El primero, nacido en 1938 en Belgrado, pero nacionalizado estadounidense, no ha dejado de reflexionar con sus versos sobre las guerras que ha vivido su país natal en el siglo XX. En sus poemas (El mundo no se acaba DVD, 1999; La voz a las tres de la madrugada DVD, 2009) aparecen recuerdos de la II Guerra Mundial que se entremezclan con el último gran conflicto. Simic mezcla el fuego descarnado con la cotidianidad, con los juegos en los patios de las casas, con su madre arropándole antes de ir a dormir, para enseñarnos que pese a las bombas, la vida sigue.

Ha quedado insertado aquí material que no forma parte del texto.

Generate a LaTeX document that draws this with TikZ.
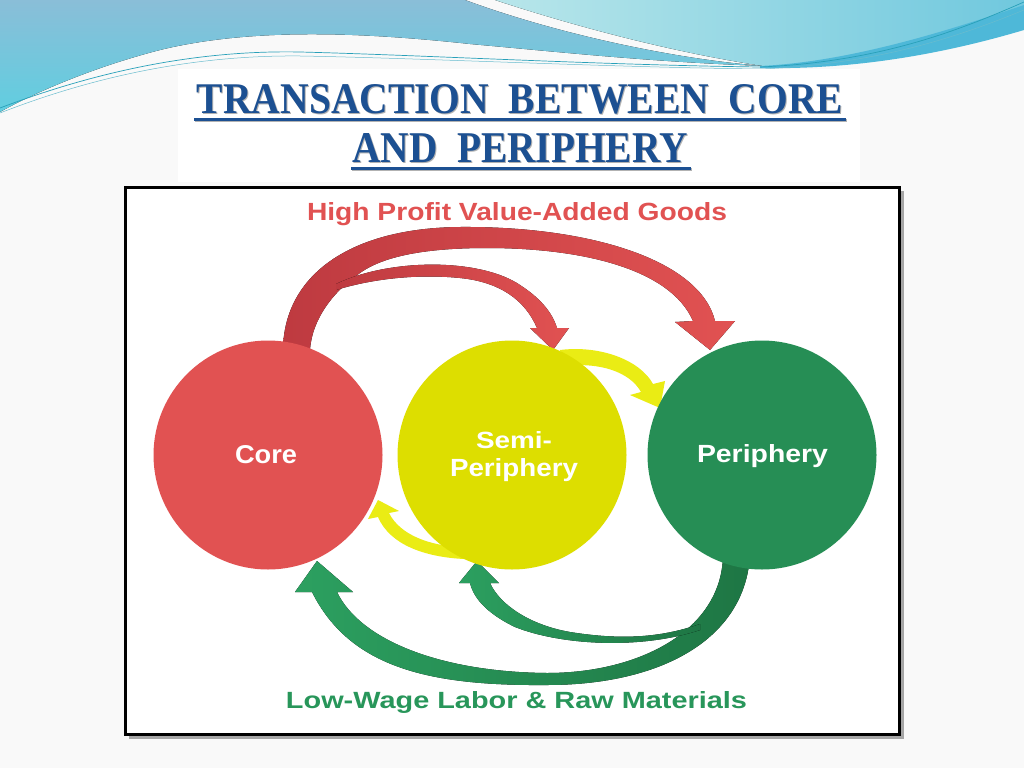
\documentclass[tikz,border=0pt]{standalone}
\usepackage{fontspec}
\setmainfont{Liberation Serif}
\newfontfamily\labfont{Liberation Sans}
\usepackage{graphicx}
\definecolor{bgc}{RGB}{249,249,249}
\definecolor{skyA}{RGB}{138,190,216}
\definecolor{skyB}{RGB}{96,206,224}
\definecolor{skyC}{RGB}{184,230,234}
\definecolor{skyD}{RGB}{112,200,222}
\definecolor{skyE}{RGB}{78,184,216}
\definecolor{linec}{RGB}{40,160,185}
\definecolor{titleblue}{RGB}{28,80,146}
\definecolor{coreR}{RGB}{225,82,82}
\definecolor{coreD}{RGB}{190,58,64}
\definecolor{semiY}{RGB}{221,222,0}
\definecolor{semiL}{RGB}{234,236,20}
\definecolor{periG}{RGB}{38,142,85}
\definecolor{periL}{RGB}{44,160,96}
\definecolor{periD}{RGB}{30,118,68}
\definecolor{txtG}{RGB}{40,150,90}
\tikzset{
  circ/.style={circle, minimum size=229pt, inner sep=0pt, draw=none},
  lab/.style={text=white, anchor=base, inner sep=0pt, font=\labfont\bfseries\fontsize{20}{24}\selectfont},
  ttl/.style={text=titleblue, anchor=base, inner sep=0pt, font=\bfseries\fontsize{40}{44}\selectfont},
  ttlsh/.style={text=black!30, anchor=base, inner sep=0pt, font=\bfseries\fontsize{40}{44}\selectfont},
  redarrow/.style={left color=coreD, right color=coreR, draw=none},
  greenarrow/.style={left color=periL, right color=periD, draw=none},
  yelarrow/.style={fill=semiL, draw=none},
}
\begin{document}
\begin{tikzpicture}[x=1pt,y=-1pt]
\useasboundingbox (0,0) rectangle (1024,768);
% background
\fill[bgc] (0,0) rectangle (1024,768);
% top swoosh
\fill[top color=skyA, bottom color=skyB] (0,0) -- (465,0) .. controls (560,35) and (680,60) .. (765,66)
  .. controls (650,62) and (560,52) .. (470,44) .. controls (360,32) and (250,28) .. (160,50)
  .. controls (90,68) and (30,95) .. (0,112) -- cycle;
\fill[left color=skyC, right color=skyD] (495,0) -- (1024,0) -- (1024,22) .. controls (950,45) and (860,62) .. (770,67)
  .. controls (680,54) and (580,28) .. (495,0) -- cycle;
\fill[skyE] (760,66) .. controls (850,62) and (950,30) .. (1024,5) -- (1024,30) .. controls (950,52) and (860,70) .. (760,68) -- cycle;
\draw[linec, line width=0.7] (0,108) .. controls (100,70) and (200,50) .. (300,52) .. controls (420,55) and (600,65) .. (760,67)
  .. controls (880,62) and (960,30) .. (1024,2);
\draw[linec!70, line width=0.5] (0,113) .. controls (100,74) and (200,55) .. (300,56) .. controls (420,58) and (600,67) .. (760,69)
  .. controls (880,64) and (960,36) .. (1024,10);
% title box
\fill[white] (178,69) rectangle (860,182);
\node[ttlsh] (t1s) at (521,114) {\resizebox{646pt}{29pt}{TRANSACTION~~BETWEEN~~CORE}};
\node[ttl] (t1) at (520,113) {\resizebox{646pt}{29pt}{TRANSACTION~~BETWEEN~~CORE}};
\fill[black!30] (195,118.5) rectangle (847,122);
\fill[titleblue] (194,117.5) rectangle (846,121);
\node[ttlsh] (t2s) at (521,163) {\resizebox{335pt}{29pt}{AND~~PERIPHERY}};
\node[ttl] (t2) at (520,162) {\resizebox{335pt}{29pt}{AND~~PERIPHERY}};
\fill[black!30] (352,167.5) rectangle (692,171);
\fill[titleblue] (351,166.5) rectangle (691,170);
% frame
\fill[black!35] (129,191) rectangle (904,739);
\filldraw[fill=white, draw=black, line width=3] (125,187) rectangle (899,734);
% red arrows
\fill[redarrow] (283,348) .. controls (285,275) and (350,228) .. (460,227)
  .. controls (590,226) and (700,260) .. (715,321) -- (735,321) -- (710,350) -- (675,322) -- (693,321)
  .. controls (670,268) and (580,248) .. (487,248) .. controls (430,248) and (385,255) .. (360,273)
  .. controls (335,290) and (312,318) .. (310,350) -- cycle;
\fill[redarrow] (336,284) .. controls (390,258) and (480,258) .. (520,285) .. controls (540,298) and (552,312) .. (557,328)
  -- (569,328) -- (553,350) -- (530,328) -- (537,328)
  .. controls (525,300) and (500,282) .. (460,278) .. controls (420,274) and (375,278) .. (336,290) -- cycle;
% yellow arrows
\fill[yelarrow] (560,350) .. controls (600,345) and (640,360) .. (653,384) -- (665,381) -- (660,408) -- (630,395) -- (641,392)
  .. controls (630,372) and (600,362) .. (565,366) -- cycle;
\fill[yelarrow] (462,547) .. controls (430,546) and (400,535) .. (389,513) -- (399,511) -- (378,500) -- (368,519) -- (378,517)
  .. controls (390,545) and (425,557) .. (464,559) -- cycle;
% green arrows
\fill[greenarrow] (750,555) .. controls (745,640) and (660,685) .. (547,685)
  .. controls (430,686) and (350,668) .. (312,592) -- (295,592) -- (317,561) -- (353,592) -- (337,592)
  .. controls (360,640) and (440,672) .. (547,673) .. controls (640,673) and (722,630) .. (723,555) -- cycle;
\fill[greenarrow] (700,630) .. controls (640,650) and (560,645) .. (515,627) .. controls (490,615) and (474,600) .. (470,583)
  -- (459,583) -- (477,561) -- (499,583) -- (490,583)
  .. controls (500,605) and (530,625) .. (570,632) .. controls (620,640) and (660,638) .. (700,624) -- cycle;
% circles
\node[circ, fill=coreR] (core) at (268,455) {};
\node[circ, fill=semiY] (semi) at (512,455) {};
\node[circ, fill=periG] (peri) at (762,455) {};
% labels
\node[lab] (corelab) at (266,463) {\resizebox{62pt}{18pt}{Core}};
\node[lab] (semilab1) at (514,448) {\resizebox{76pt}{17pt}{Semi-}};
\node[lab] (semilab2) at (514,476) {\resizebox{128pt}{18pt}{Periphery}};
\node[lab] (perilab) at (762.5,462) {\resizebox{131pt}{18pt}{Periphery}};
\node[lab, text=coreR] (toplab) at (517,220) {\resizebox{420pt}{18pt}{High Profit Value-Added Goods}};
\node[lab, text=txtG] (botlab) at (516.5,708) {\resizebox{461pt}{17pt}{Low-Wage Labor \& Raw Materials}};
\end{tikzpicture}
\end{document}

Más ligado al propio bombardeo y sin la distancia de otear el conflicto desde otro país se encuentra el descarnado poemario de la croata Ivana Simic (Vukovar, 1982), Primer paso a la oscuridad (Baile del Sol, 2011). Durante la guerra su ciudad natal fue asediada por los serbios. Murieron 2.500 personas, entre ellas su padre. Simic se exilió junto a su madre en 1991. Tenía sólo nueve años y los siete siguientes los pasó en un hotel de refugiados. Con una voz fresca, juvenil, en sus poemas da cuenta de aquel exilio sin ocultar el dolor por la pérdida de su padre. En su estilo no se impone la reflexión filosófica ni teoriza sobre el enemigo o la guerra: ella acude a la carne y a la tierra, al desgarro de tener que marcharse porque otros así lo han decidido. “Me duele pensar en tu vida / raros abrazos paternos, días felices no agarrados / a una botella de aguardiente, / palizas por la bici, por todo”, escribe. La poeta, que ganó con este libro el premio Goranov, es la voz de la poesía más joven, la del poeta que sufrió la guerra de niño y de que es consciente de que esa herida permanecerá indeleble como los rastros de mortero en las paredes de los edificios.
La guerra desde España
Los escritores españoles también han abordado la Guerra de los Balcanes. La diferencia es siempre la distancia. De ahí que sean libros con una menor introspección psicológica y más cautivos del reportaje impactante y de los nombres propios. Adolfo García Ortega y Clara Usón cavilan sobre el mal y los nacionalismos en dos recientes novelas publicadas por Seix Barral. El primero, que ya hizo sus incursiones novelísticas en hechos reales en El comprador de aniversarios (el Holocausto y el horror nazi), aborda en Pasajero K. la complejidad del llamado carnicero de Sarajevo, Radovan Karadzic, y las violaciones a mujeres durante la guerra. La novela enfoca el conflicto como una puerta de entrada para la reflexión sobre la identidad europea actual. Por su parte, Clara Usón se ha enfrentado en La hija del Este a otro criminal sanguinario de aquella matanza: el general Ratko Mladic. No obstante, como suele ocurrir con la literatura de los hechos y los testimonios, queda lejos la fuerza que se impone en el relato de un superviviente como Emir Suljagic
Una recreación del paisaje del horror más plausible se encuentra en el libro de la escritora, traductora, entre otros de Slavenka Drakulic, y crítica Isabel Núñez (Figueres, 1957), Si un árbol cae. Conversaciones en torno a la guerra de los Balcanes. En él precisamente parte de una cita del libro de Saljugic para criticar la indiferencia europea ante aquella atrocidad. A través de decenas de entrevistas rememora las pérdidas, las vidas al pie de la bala arbitraria del francotirador. Con sosiego, palabras claras y preguntas, Núñez nos acerca a los verdaderos supervivientes que conocieron la escena del crimen, una guerra que ya ha terminado en los periódicos, pero no en una literatura que aún exige memoria.